Gerarchia, diseguaglianza, competitività, individualismo proprietario si imponevano come principi dominanti e valori positivi, modelli cui conformare comportamenti individuali e collettivi. Se «egemonia culturale» significa qualcosa, allora è di questo che si tratta. Ma mentre la destra più ideologica restava ottusamente inconsapevole della posizione di vantaggio acquisita, la sinistra si illudeva che una pattuglia discretamente folta di intellettuali capaci di analisi critiche, di scrittura efficace e di firmare appelli, ma ormai estranei a qualsiasi dimensione di conflittualità sociale, fosse sufficiente a garantirle un primato nel mondo dello spirito oltre che in quello della politica, per non parlare della superiorità morale.
E ancora oggi, quarant’anni dopo la sua débâcle culturale, si accontenta di deridere sgrammaticature e narcisismi intellettuali dei nuovi burocrati della destra invece di preoccuparsi della ruggine che corrode i suoi strumenti analitici.
Se vi è un terreno sul quale misurare con precisione la resa incondizionata del pensiero di sinistra, o meglio la rotta di collisione imboccata contro ogni aspirazione di libertà e autogoverno della cultura, questo è quello della scuola e dell’università. Se oggi la pubblica istruzione dominata dalla retorica truffaldina del «merito» subisce un governo da secondini, lo dobbiamo a un lungo percorso di ottuso «utilitarismo» intrapreso dalla sinistra molti anni fa.

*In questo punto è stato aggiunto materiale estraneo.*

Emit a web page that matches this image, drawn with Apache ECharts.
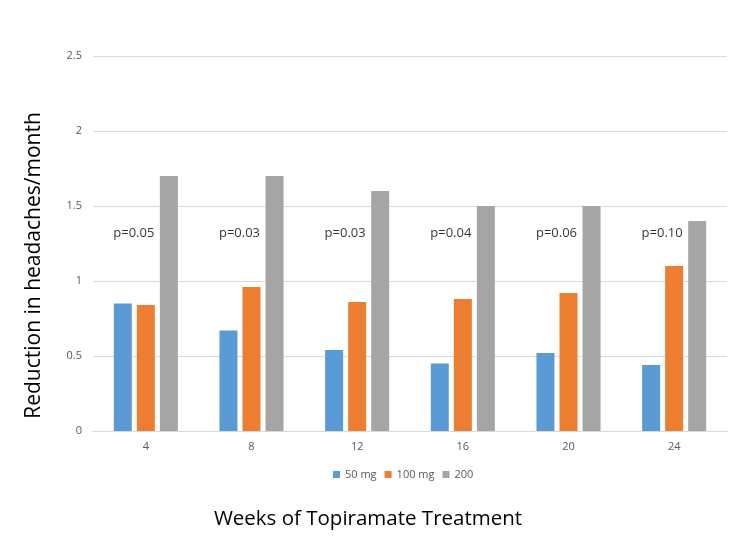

Con il pretesto di «avvicinare la scuola alla società» e di vincolare lo studio al lavoro, preludio della famigerata alternanza, si è prodotto un soffocante conformismo e cancellata qualunque eccedenza (e dunque qualità innovativa) rispetto alla presunta domanda del sistema produttivo. Il «liceo del made in Italy», morto di inedia prima di nascere, è l’ultimo mostriciattolo di una genealogia produttivista e nazional-celebrativa, nata con la «Milano da bere», ma poi apprezzata e praticata anche da più recenti centrosinistra.
A tutto questo gli epigoni leghisti non hanno dovuto che aggiungere un tocco di ferocia disciplinare in stile nordcoreano. L’egemonia culturale e l’idiozia meritocratica se le sono trovate già apparecchiate e senza fatica alcuna.
La distruzione dell’Università pubblica come luogo in cui potesse svilupparsi pensiero critico e un lavoro intellettuale libero da precetti ministeriali e interessi privati è stato un altro capolavoro dell’egemonia culturale della sinistra messo a battesimo dagli Zecchino e dai Berlinguer. Non vi è stato in seguito nessun ministro dell’Università e della ricerca che non si sentisse in obbligo di lasciare il proprio segno «razionalizzatore» sulla strada che, riducendo tutto a un calcolo costi-benefici e all’invocazione del ruolo salvifico delle aziende private, ha condotto al discount del tre più due, alla triste contabilità dei crediti e dei debiti e alla proliferazione delle aziende universitarie, telematiche e non.
Tuttavia, alla destra resta un problema che le impedisce di riconoscere l’egemonia di cui quotidianamente si avvale. Se nella sostanza si identifica con la pratica neoliberale e con i suoi strumenti di governance e, ad ogni buon conto non potrebbe fare altro che adeguarvisi, d’altro canto il proprio profilo ideologico le appare troppo sfocato. Ha bisogno, insomma, di condire la pietanza neoliberale che ha nutrito anche parte della sinistra, con valori propri immediatamente riconoscibili. Ed ecco che per distinguersi è costretta a strafare.
È qui che la storia e la cultura vengono tirate per i capelli con risultati grotteschi e la recita in camicia nera produce qualche brivido nel pubblico benpensante. È qui che un’aggiunta di durezza e di cattiveria decisionista si rende necessaria così come l’immancabile giro di vite sui diritti civili e gli spazi di libertà. La sinistra insorge e si indigna, ma meglio farebbe a interrogarsi su come, a tutto questo, ha contribuito a spianare la strada.